Reflecting on this past century of wars, I have no doubt that we today recognize more clearly than ever before, that a genuine social ‘safety net’ is made only possible when equity among all peoples is realized, forming the solid basis from which all social progress must begin.
The tremendous wealth which surrounds us today is a product of an accumulation of unheard, and untold, sufferings of peoples from around the world.
Therefore, with the tools for ‘training’ and ‘professional development,’ I set out to honor the very history of those faceless and nameless predecessors of our time who could only touch the wealth in their dreams – so that our future generations can dream their dreams in a genuinely wealthy world – one of shared abundance and prevailing peace.
Mission:다양성 (diversity)
우리는 ‘다양성’ 이라는 안전망 구축을 목표로 하고 있습니다 . 그를 위해서 다양성이 있는 사회 , 다양성이 있는 직장 , 다양성이 있게 일하는 방법 등을
구현하기에 필요한 ‘기술’ 과 ‘정보’ 를 제공해 드리겠습니다 .
국제화란 다양성을 서로 인정해 주는 사회이며 서로의 문화나 가치관의 차이를 조정하면서 함께 살아갈 수 있는 사회를 의미합니다 .

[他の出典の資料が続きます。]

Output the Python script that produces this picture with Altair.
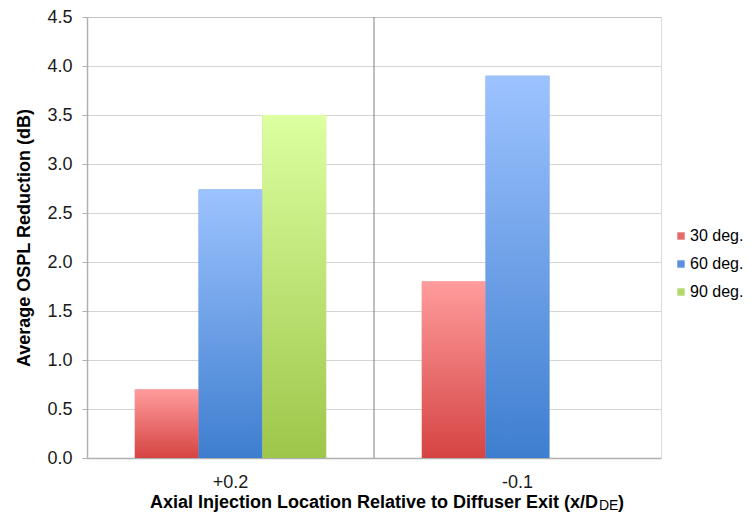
import altair as alt
import pandas as pd

categories = ["+0.2", "-0.1"]
series = ["30 deg.", "60 deg.", "90 deg."]
values_30 = [0.7, 1.8]
values_60 = [2.74, 3.9]
values_90 = [3.5, None]

solid_colors = ["#e46c6c", "#5b8fdb", "#b3d86c"]
gradients = {
    "30 deg.": ("#ff9c9c", "#d54443"),
    "60 deg.": ("#9dc3ff", "#3e7ecf"),
    "90 deg.": ("#dcffa0", "#9ec64a"),
}

rows = []
for s, vals in zip(series, [values_30, values_60, values_90]):
    for c, v in zip(categories, vals):
        if v is not None:
            rows.append({"cat": c, "series": s, "value": v})
df = pd.DataFrame(rows)

FONT = "Liberation Sans"

x_enc = alt.X(
    "cat:N",
    sort=categories,
    scale=alt.Scale(domain=categories, paddingInner=0, paddingOuter=0),
    axis=alt.Axis(
        title=None, labelAngle=0, ticks=False, labelPadding=15,
        labelFontSize=18, labelColor="#1a1a1a", labelFont=FONT,
        domainColor="#b0b0b0", domainWidth=1.5, grid=False,
    ),
)
xo_enc = alt.XOffset(
    "series:N",
    scale=alt.Scale(domain=series, paddingInner=0, paddingOuter=0.75),
)
y_enc = alt.Y(
    "value:Q",
    scale=alt.Scale(domain=[0, 4.5], nice=False),
    axis=alt.Axis(
        title="Average OSPL Reduction (dB)", values=[0, 0.5, 1, 1.5, 2, 2.5, 3, 3.5, 4, 4.5],
        format=".1f", labelFontSize=18, labelColor="#1a1a1a", labelFont=FONT,
        labelPadding=10, tickSize=5, tickColor="#b0b0b0",
        domainColor="#b0b0b0", domainWidth=1.5,
        grid=True, gridColor="#a8a8a8", gridDash=[1, 1], gridWidth=1,
        titleFont=FONT, titleFontSize=18, titleFontWeight="bold", titleColor="#000000",
        titlePadding=13,
    ),
)

base = alt.Chart(df).mark_bar().encode(
    x=x_enc,
    xOffset=xo_enc,
    y=y_enc,
    color=alt.Color(
        "series:N",
        scale=alt.Scale(domain=series, range=solid_colors),
        title=None,
        legend=alt.Legend(
            orient="none", legendX=586, legendY=211, symbolType="square",
            symbolSize=55, symbolStrokeWidth=0, labelFontSize=16, labelFont=FONT,
            labelColor="#000000", rowPadding=12, padding=0, labelOffset=1,
            labelLimit=200,
        ),
    ),
)

layers = [base]
for s in series:
    top, bottom = gradients[s]
    layers.append(
        alt.Chart(df)
        .transform_filter(alt.datum.series == s)
        .mark_bar(
            color=alt.Gradient(
                gradient="linear",
                stops=[alt.GradientStop(color=top, offset=0), alt.GradientStop(color=bottom, offset=1)],
                x1=0, x2=0, y1=0, y2=1,
            )
        )
        .encode(x=x_enc, xOffset=xo_enc, y=y_enc)
    )

divider = (
    alt.Chart(pd.DataFrame({"cat": categories[:1]}))
    .mark_rule(color="#808080", strokeWidth=1)
    .encode(x=alt.X("cat:N", sort=categories, bandPosition=1))
)

title_df = pd.DataFrame({"t": ["Axial Injection Location Relative to Diffuser Exit (x/D"]})
title_main = alt.Chart(title_df).mark_text(
    align="right", baseline="alphabetic", font=FONT, fontSize=18, fontWeight="bold", color="#000000"
).encode(text="t:N", x=alt.value(511), y=alt.value(491))
title_sub = alt.Chart(pd.DataFrame({"t": ["DE"]})).mark_text(
    align="left", baseline="alphabetic", font=FONT, fontSize=14, color="#000000"
).encode(text="t:N", x=alt.value(512), y=alt.value(493))
title_end = alt.Chart(pd.DataFrame({"t": [")"]})).mark_text(
    align="left", baseline="alphabetic", font=FONT, fontSize=18, fontWeight="bold", color="#000000"
).encode(text="t:N", x=alt.value(531), y=alt.value(491))

chart = (
    alt.layer(*layers, divider, title_main, title_sub, title_end)
    .properties(
        width=574, height=441,
        autosize=alt.AutoSizeParams(type="none"),
        padding={"left": 79, "top": 9, "right": 86, "bottom": 55},
    )
    .configure_view(stroke="#b8b8b8", strokeWidth=1.5)
    .configure(font=FONT)
)

chart.save("out.html", embed_options={"renderer": "svg", "actions": False})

기업에서의 인재육성이란 조직 유지의 기본인 ‘다른 사람들과 함께 살아가는 힘’ 을 키우는 것입니다. 그리고 각 개인이 가지고 있는 다양한 능력을 발견해 주는 활동이 교육이며 그 능력을 최대한 살리는 매니지먼트가 바로 인사입니다 .
사람들은 그동안 오로지 시장 확대를 목적으로 하는 경제적 폭주와 단일 사고인 정치적 폭주를 막아내지 못하여 ‘전쟁’ 과 ‘살육’ 이라는 미증유의 비극을 되풀이해 왔습니다 . 그러한 폭주를 지탱했던 것은 자기민족우월주의라고 하는 , 타자를 뒤떨어진 사람으로 보는 ‘차별심’ 이었습니다 .
전쟁의 세기를 거쳐 사람들은 타자의 가치를 서로 인정하는 것이야말로 안전망이자 사회 발전의 진정한 모습임을 깨닫게 되었습니다 .
세계 여러 사람들의 통곡의 축적 위에 지금 우리의 번영이 있습니다 .
우리는 연수라는 기술을 통해서 평화롭고 풍요로운 생활을 꿈꾸면서도 그것을 얻을수 없었던 선배 세대 역사에 보답하자고 결심한 것입니다 .
Mission:多样性 (diversity)
我们是以号称 diversity (多样性)的安全保障制度的构筑为目标 。 为此提供为了实现具有多样性的社会,多样性的工作单位,多样性的工作方法所需的 “ 技术 ” 与“ 情报” 。
所谓国际化是 指 互相认可多样性存在的社会,在调整彼此之间的文化及价值观的差异中一起生存的社会 。
所谓公司单位的人材培育,则是在于培育维持组织的基础 :“ 和其他人共存的力量”。
而且, 所谓教育,则是个去发掘各个人所具备的各式各样的能力的工作 。 将这些能力有效地运用到经营上至最大限度则是人事管理 。
至今尚无法阻止人类一昧地以扩大市场为目的而朝向经济的无序发展及单一思考的无规范政治,人类历史重复着“战争”“屠杀”的空前悲剧。歧视他者的 “ 自民族优越主义 ” 助长着这种失控的发展 。
经历了战争的世纪,人类觉醒到与他者互相认可彼此的价值才是安全保障制度 , 社会发展所应有的状态 。
现今我们的富裕的生活是构筑在世界人类慟哭的累积上的 。
本组织决心以研修这个技术,去回应上一代先人们梦寐以求丰裕的生活却未能实现的历史 。